I just ran into this over at Salon. The article is entitled 'Not so fast: Why Democrats might hold the House'.
The gist of the argument is this: rather than looking at polls or professional prognosticators, follow the money.
One of us (Bonica) had the idea of using the wealth of information stored inside FEC contribution records to predict election outcomes. Inspired by our colleague Professor Sanford Gordon’s approach of using the past success (.pdf) of political experts to forecast election results, Bonica decided to treat the hundreds of thousands of donors who had given in previous election cycles as de facto expert raters by looking at the percentage of funds given to winning candidates in previous election cycles.
...
The bottom line: The model favors Democrats' retaining their majority with a loss of between 19 to 40 seats.
[Emphasis added. DM]
Interesting, if accurate. Lest you dismiss it out of hand:
Despite the handicap of excluding all information from polls, InTrade, expert raters, and other data sources used to forecast elections, the model's predictions of election outcomes have been remarkably accurate.
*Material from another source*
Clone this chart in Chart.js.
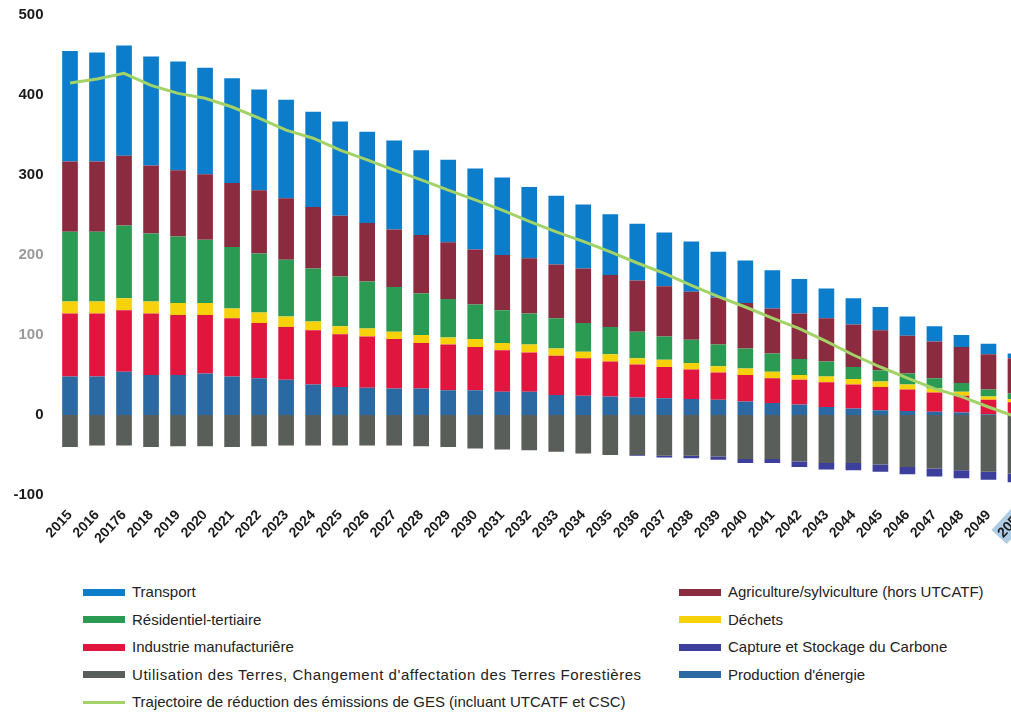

In fact, the out-of-sample predictions for House races outperform the polls over the last four congressional elections (details for past elections are available on Bonica’s blog).
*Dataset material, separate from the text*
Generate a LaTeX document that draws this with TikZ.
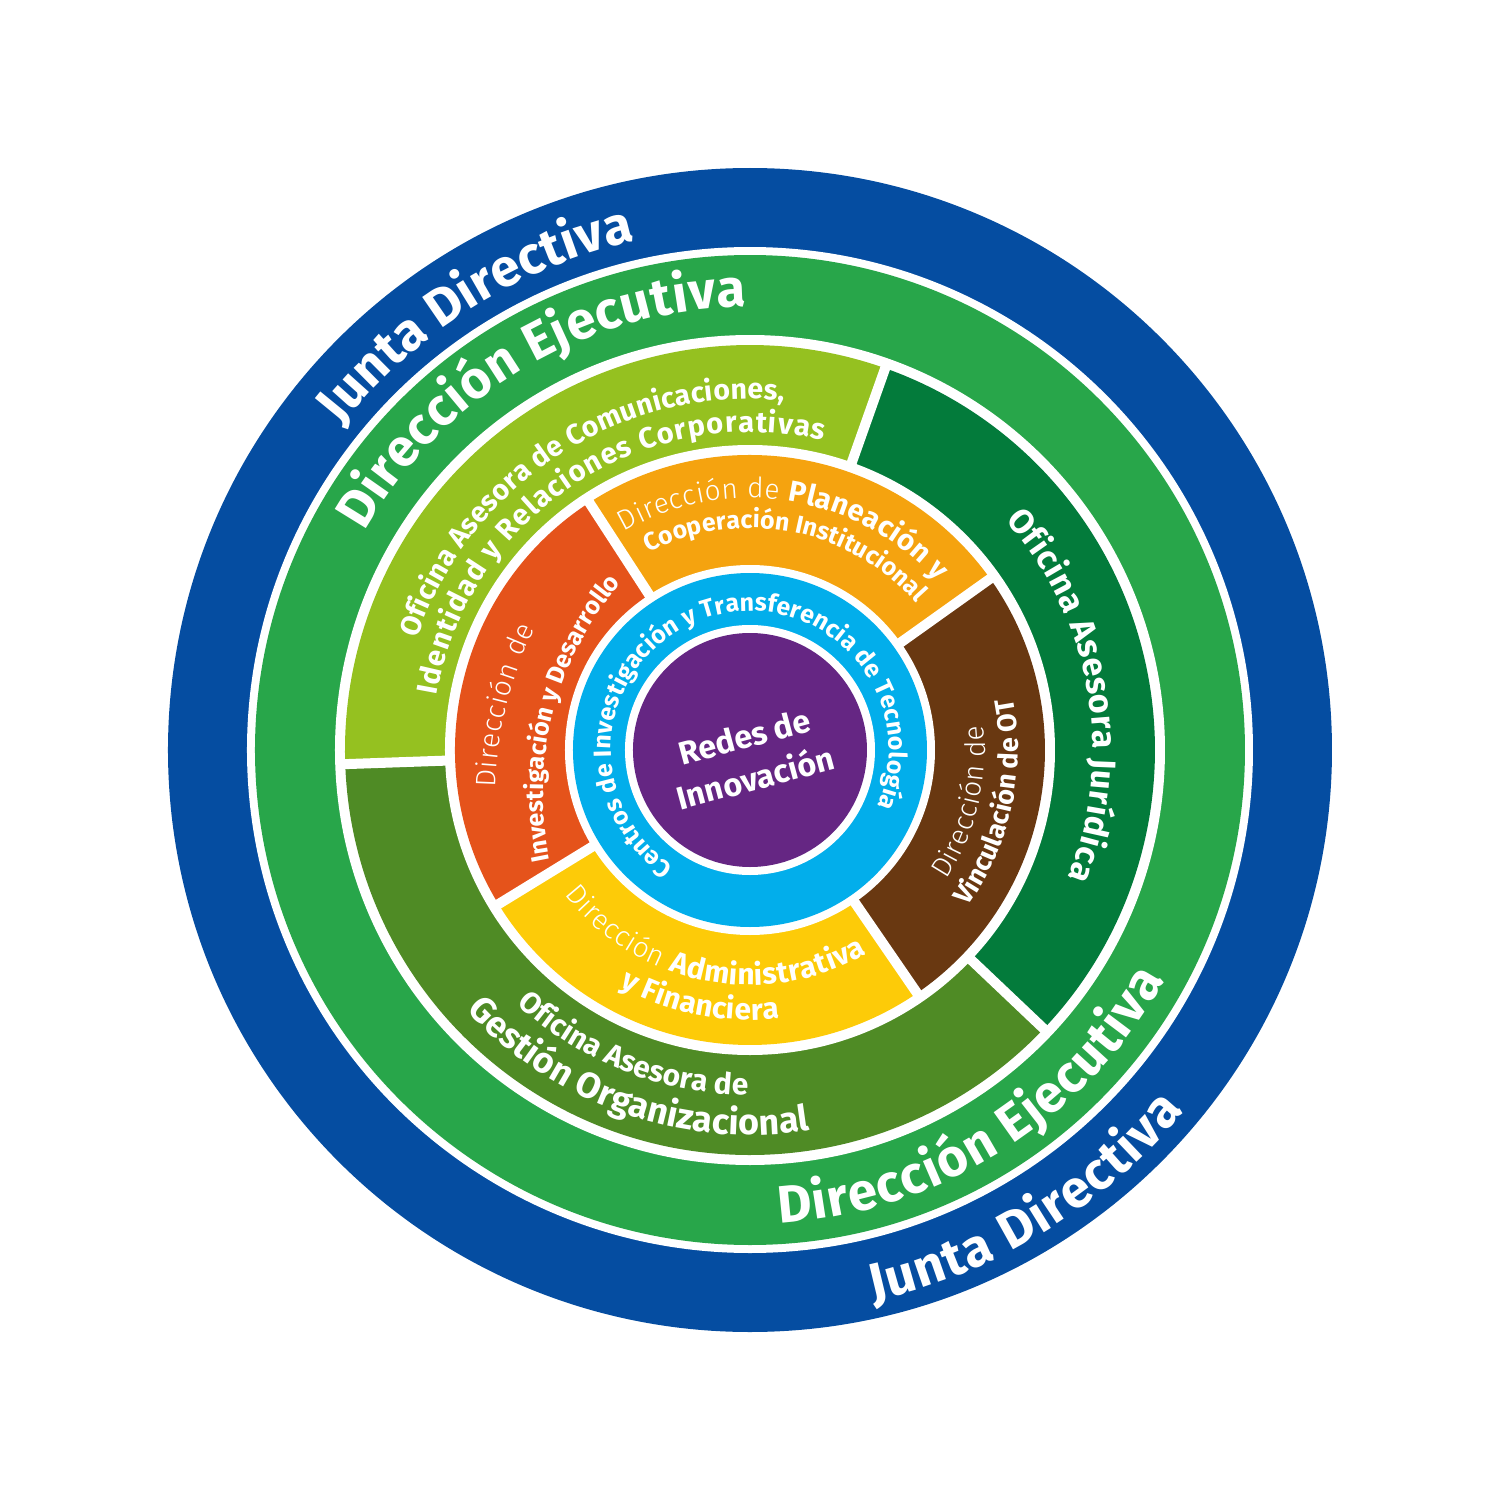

Anyway, I have nothing in the way of original thoughts to add to this, but I thought others here might be interested to see it. It's not just that it's cause for hope, but that it's cause for hope for a new reason.
[UPDATED. 4:45 pm EDT.]
In more than four years here, this is my first time on the Wreck List. Thanks! Woohoo!
[UPDATE II. 5:02 pm EDT.]
Jesus passes Preposterous in the poll. That's the spirit! (Though I checked the middle option, myself.)